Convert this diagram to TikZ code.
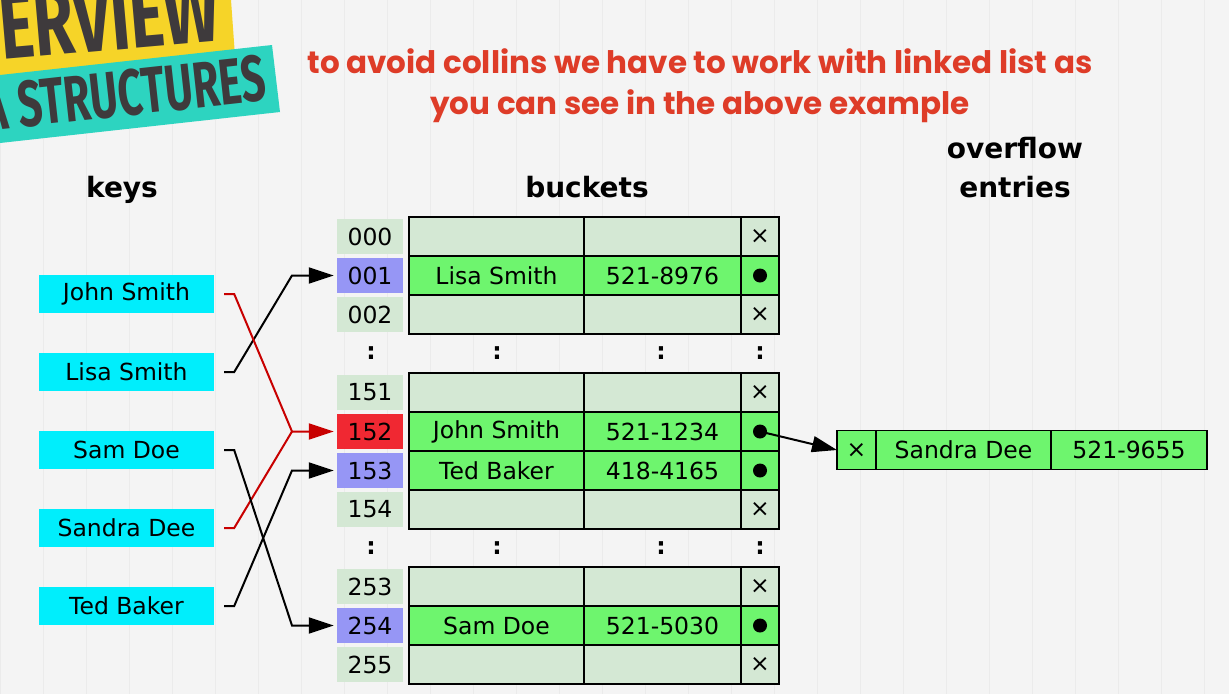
\documentclass[tikz,border=0pt]{standalone}
\usepackage{fontspec}
\setmainfont{DejaVu Sans}
\newfontfamily\titlefont{Poppins}
\newfontfamily\bannerfont{Fira Sans}
\usepackage{tikz}
\usepackage{xcolor}
\usetikzlibrary{arrows.meta,positioning}

\definecolor{paper}{RGB}{244,244,244}
\definecolor{paperline}{RGB}{235,235,235}
\definecolor{keycyan}{RGB}{0,238,252}
\definecolor{emptygreen}{RGB}{212,232,212}
\definecolor{fullgreen}{RGB}{110,245,110}
\definecolor{hitblue}{RGB}{150,150,245}
\definecolor{hitred}{RGB}{240,40,50}
\definecolor{linkred}{RGB}{200,0,0}
\definecolor{titlered}{RGB}{222,60,40}
\definecolor{banneryellow}{RGB}{246,212,40}
\definecolor{bannerteal}{RGB}{45,212,192}
\definecolor{bannerink}{RGB}{62,58,60}

\begin{document}
\begin{tikzpicture}[x=1pt,y=-1pt,
  tabletext/.style={font=\fontsize{23.5}{28}\selectfont},
  keybox/.style={tabletext, fill=keycyan, minimum width=175pt, minimum height=38pt, inner sep=0pt},
  idxbox/.style={tabletext, minimum width=66pt, minimum height=35pt, inner sep=0pt},
  cell/.style={tabletext, draw=black, line width=1.9pt, minimum height=39pt, inner sep=0pt, outer sep=0pt},
  ptrdot/.style={circle, fill=black, minimum size=14pt, inner sep=0pt},
  vdots/.style={font=\bfseries\fontsize{23.5}{28}\selectfont},
  head/.style={font=\bfseries\fontsize{28}{39}\selectfont, align=center},
  link/.style={line width=2pt, -{Triangle[length=25pt,width=16pt]}, shorten >=3pt},
  wire/.style={line width=2pt}]

\useasboundingbox (0,0) rectangle (1229,694);
\fill[paper] (0,0) rectangle (1229,694);
\draw[paperline, line width=0.6pt] (0,0) grid[step=43] (1229,694);

% banner
\begin{scope}
\clip (0,0) rectangle (1229,694);
\fill[banneryellow] (0,0) -- (231,0) -- (236,70) -- (0,90) -- cycle;
\node[text=bannerink, font=\bannerfont\bfseries\fontsize{95}{95}\selectfont, anchor=base west, inner sep=0pt, rotate=5, xscale=0.69] (bover) at (2,60) {ERVIEW};
\fill[bannerteal] (0,75) -- (272,45) -- (280,112) -- (0,143) -- cycle;
\node[text=bannerink, font=\bannerfont\bfseries\fontsize{65}{65}\selectfont, anchor=base east, inner sep=0pt, rotate=6.3, xscale=0.66] (bdata) at (268,100) {A STRUCTURES};
\end{scope}

\node[text=titlered, font=\titlefont\bfseries\fontsize{31}{41}\selectfont, align=center] (title) at (700,86)
  {to avoid collins we have to work with linked list as\\you can see in the above example};

\node[head, anchor=base] (hkeys) at (122,197) {keys};
\node[head, anchor=base] (hbuckets) at (587,197) {buckets};
\node[head] (hoverflow) at (1015,168) {overflow\\entries};

% keys
\node[keybox] (kJohn) at (126.5,294) {John Smith};
\node[keybox] (kLisa) at (126.5,372) {Lisa Smith};
\node[keybox] (kSam) at (126.5,450) {Sam Doe};
\node[keybox] (kSandra) at (126.5,528) {Sandra Dee};
\node[keybox] (kTed) at (126.5,606) {Ted Baker};

% buckets
\foreach \id/\y/\ic/\rc/\nm/\ph/\pt in {
  000/236.5/emptygreen/emptygreen/{}/{}/×,
  001/275.5/hitblue/fullgreen/Lisa Smith/521-8976/{},
  002/314.5/emptygreen/emptygreen/{}/{}/×,
  151/392.5/emptygreen/emptygreen/{}/{}/×,
  152/431.5/hitred/fullgreen/John Smith/521-1234/{},
  153/470.5/hitblue/fullgreen/Ted Baker/418-4165/{},
  154/509.5/emptygreen/emptygreen/{}/{}/×,
  253/586.5/emptygreen/emptygreen/{}/{}/×,
  254/625.5/hitblue/fullgreen/Sam Doe/521-5030/{},
  255/664.5/emptygreen/emptygreen/{}/{}/×}{
  \node[idxbox, fill=\ic] (i\id) at (370,\y) {\id};
  \node[cell, fill=\rc, minimum width=175pt] (n\id) at (496.5,\y) {\nm};
  \node[cell, fill=\rc, minimum width=157pt] (t\id) at (662.5,\y) {\ph};
  \node[cell, fill=\rc, minimum width=38pt] (p\id) at (760,\y) {\pt};
}
\foreach \id in {001,152,153,254}
  \node[ptrdot] (d\id) at (p\id) {};

\foreach \x/\c in {371/a,497/b,661/c,760/d}{
  \node[vdots] (u\c) at (\x,353) {:};
  \node[vdots] (l\c) at (\x,548) {:};
}

% overflow entry
\node[cell, fill=fullgreen, minimum width=39pt] (ox) at (856.5,450) {×};
\node[cell, fill=fullgreen, minimum width=175pt, right=0pt of ox] (oname) {Sandra Dee};
\node[cell, fill=fullgreen, minimum width=156pt, right=0pt of oname] (ophone) {521-9655};

% hashing
\coordinate (m001) at (292,275.5);
\coordinate (m152) at (292,431.5);
\coordinate (m153) at (292,470.5);
\coordinate (m254) at (292,625.5);
\draw[link] ([xshift=10pt]kLisa.east) -- ++(10,0) -- (m001) -- (i001.west);
\draw[link, linkred] ([xshift=10pt]kJohn.east) -- ++(10,0) -- (m152) -- (i152.west);
\draw[wire, linkred] ([xshift=10pt]kSandra.east) -- ++(10,0) -- (m152);
\draw[link] ([xshift=10pt]kTed.east) -- ++(10,0) -- (m153) -- (i153.west);
\draw[link] ([xshift=10pt]kSam.east) -- ++(10,0) -- (m254) -- (i254.west);
\draw[link, shorten >=0pt] (d152.center) -- (ox.west);

\end{tikzpicture}
\end{document}
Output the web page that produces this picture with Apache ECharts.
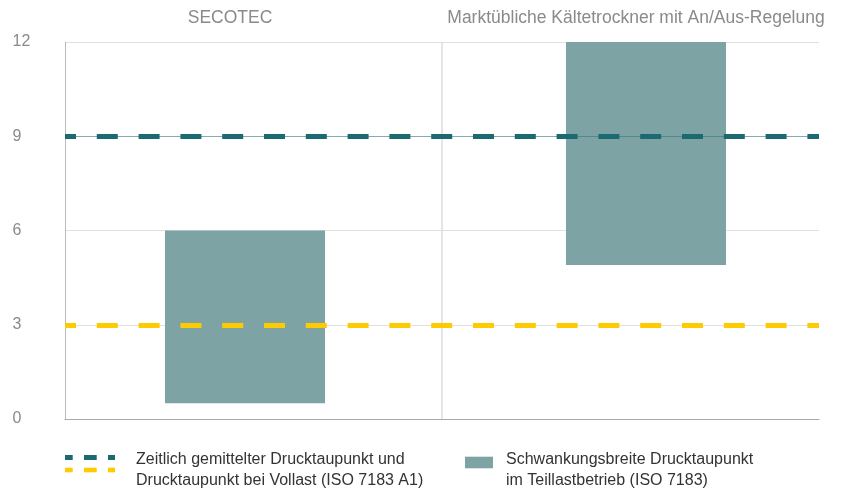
<!DOCTYPE html>
<html>
<head>
<meta charset="utf-8">
<script src="https://cdn.jsdelivr.net/npm/echarts@6/dist/echarts.min.js"></script>
<style>html,body{margin:0;padding:0;background:#fff}#c{width:848px;height:492px}</style>
</head>
<body>
<div id="c"></div>
<script>
// ---- data ----
const categories = ['SECOTEC', 'Marktübliche Kältetrockner mit An/Aus-Regelung'];
const rangeLow = [0.5, 4.9];
const rangeHigh = [6, 12];
const meanLevel = 9;      // teal dashed line
const fullLoadLevel = 3;  // yellow dashed line
const yTicks = [0, 3, 6, 9, 12];
const legendLineName = 'Zeitlich gemittelter Drucktaupunkt und\nDrucktaupunkt bei Vollast (ISO 7183 A1)';
const legendBarName = 'Schwankungsbreite Drucktaupunkt\nim Teillastbetrieb (ISO 7183)';

// ---- styles ----
const TEAL = '#1b6a72';
const YELLOW = '#fecb00';
const BAR = '#7ea3a5';
const FONT = '"Liberation Sans", Arial, Helvetica, sans-serif';

function svgIcon(svg) {
  return 'image://data:image/svg+xml;utf8,' + encodeURIComponent(svg);
}
const lineIcon = svgIcon(
  '<svg xmlns="http://www.w3.org/2000/svg" width="66" height="42" viewBox="0 0 66 42">' +
  '<rect x="0" y="5.5" width="7.7" height="5" fill="' + TEAL + '"/>' +
  '<rect x="19" y="5.5" width="12.7" height="5" fill="' + TEAL + '"/>' +
  '<rect x="43" y="5.5" width="7" height="5" fill="' + TEAL + '"/>' +
  '<rect x="0" y="18.2" width="7.7" height="4.6" fill="' + YELLOW + '"/>' +
  '<rect x="19" y="18.2" width="12.7" height="4.6" fill="' + YELLOW + '"/>' +
  '<rect x="43" y="18.2" width="7" height="4.6" fill="' + YELLOW + '"/>' +
  '</svg>');
const barIcon = svgIcon(
  '<svg xmlns="http://www.w3.org/2000/svg" width="36" height="42" viewBox="0 0 36 42">' +
  '<rect x="0" y="7.2" width="28" height="11.6" fill="' + BAR + '"/>' +
  '</svg>');

const rangeSize = rangeHigh.map((h, i) => +(h - rangeLow[i]).toFixed(3));
const yMin = yTicks[0], yMax = yTicks[yTicks.length - 1], yStep = yTicks[1] - yTicks[0];

const topLabelRich = {
  l0: {fontSize: 17.5, color: '#8a8a8a', fontFamily: FONT, padding: [0, 47, 0, 0]},
  l1: {fontSize: 17.5, color: '#8a8a8a', fontFamily: FONT, padding: [0, 0, 0, 11]}
};

const chart = echarts.init(document.getElementById('c'), null, {renderer: 'canvas'});
chart.setOption({
  animation: false,
  textStyle: {fontFamily: FONT},
  grid: [
    {left: 65, right: 29, top: 42, bottom: 73, containLabel: false},
    {left: 44.5, right: 1.5, top: 42, bottom: 73, containLabel: false}
  ],
  legend: [
    {
      left: 65, top: 449.5, padding: 0,
      itemWidth: 66, itemHeight: 42,
      data: [{name: legendLineName, icon: lineIcon}],
      textStyle: {fontSize: 16, color: '#333', lineHeight: 21, fontFamily: FONT},
      selectedMode: false
    },
    {
      left: 465, top: 449.5, padding: 0,
      itemWidth: 36, itemHeight: 42,
      data: [{name: legendBarName, icon: barIcon}],
      textStyle: {fontSize: 16, color: '#333', lineHeight: 21, fontFamily: FONT},
      selectedMode: false
    }
  ],
  xAxis: [
    {
      type: 'category', data: categories, position: 'bottom', gridIndex: 0,
      axisLine: {show: true, lineStyle: {color: '#aaa', width: 1}},
      axisTick: {show: false},
      axisLabel: {show: false},
      splitLine: {show: true, showMinLine: false, showMaxLine: false, lineStyle: {color: '#dcdcdc', width: 1.5}}
    },
    {
      type: 'category', data: categories, position: 'top', gridIndex: 0,
      axisLine: {show: false}, axisTick: {show: false}, splitLine: {show: false},
      axisLabel: {
        show: true, interval: 0, hideOverlap: false, margin: 15,
        formatter: (v, i) => '{l' + i + '|' + v + '}',
        rich: topLabelRich
      }
    },
    {
      type: 'category', data: categories, gridIndex: 1, show: false
    }
  ],
  yAxis: [
    {
      type: 'value', min: yMin, max: yMax, interval: yStep, gridIndex: 0,
      axisLine: {show: true, lineStyle: {color: '#bbb', width: 1}},
      axisTick: {show: false},
      axisLabel: {fontSize: 16, color: '#8a8a8a', align: 'left', margin: 52.5, padding: [0, 0, 9, 0], fontFamily: FONT},
      splitLine: {show: true, lineStyle: {color: '#e0e0e0', width: 1}}
    },
    {
      type: 'value', min: yMin, max: yMax, interval: yStep, gridIndex: 1, show: false,
      splitLine: {show: false}
    }
  ],
  series: [
    {
      name: 'base', type: 'bar', stack: 'range', xAxisIndex: 2, yAxisIndex: 1,
      data: rangeLow, barWidth: 160,
      itemStyle: {color: 'transparent'}, silent: true
    },
    {
      name: legendBarName, type: 'bar', stack: 'range', xAxisIndex: 2, yAxisIndex: 1,
      data: rangeSize, barWidth: 160,
      itemStyle: {color: BAR}
    },
    {
      name: legendLineName, type: 'line', xAxisIndex: 0, yAxisIndex: 0, data: [null, null], z: 5,
      symbol: 'none', lineStyle: {color: TEAL}, itemStyle: {color: TEAL},
      markLine: {
        silent: true, symbol: 'none', label: {show: false}, animation: false,
        data: [
          {yAxis: meanLevel, lineStyle: {color: TEAL, width: 1, type: 'solid', opacity: 0.45}},
          {yAxis: meanLevel, lineStyle: {color: TEAL, width: 5, type: [21, 20.8], dashOffset: 10, cap: 'butt'}}
        ]
      }
    },
    {
      name: 'vollast', type: 'line', xAxisIndex: 0, yAxisIndex: 0, data: [null, null], z: 5,
      symbol: 'none', lineStyle: {color: YELLOW},
      markLine: {
        silent: true, symbol: 'none', label: {show: false}, animation: false,
        data: [
          {yAxis: fullLoadLevel, lineStyle: {color: YELLOW, width: 5, type: [21, 20.8], dashOffset: 10, cap: 'butt'}}
        ]
      }
    }
  ]
});
</script>
</body>
</html>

- [Short exercise]:
Of the lines in the material above, state how many contain the string "this"; give no other text.

- [Task output]:
2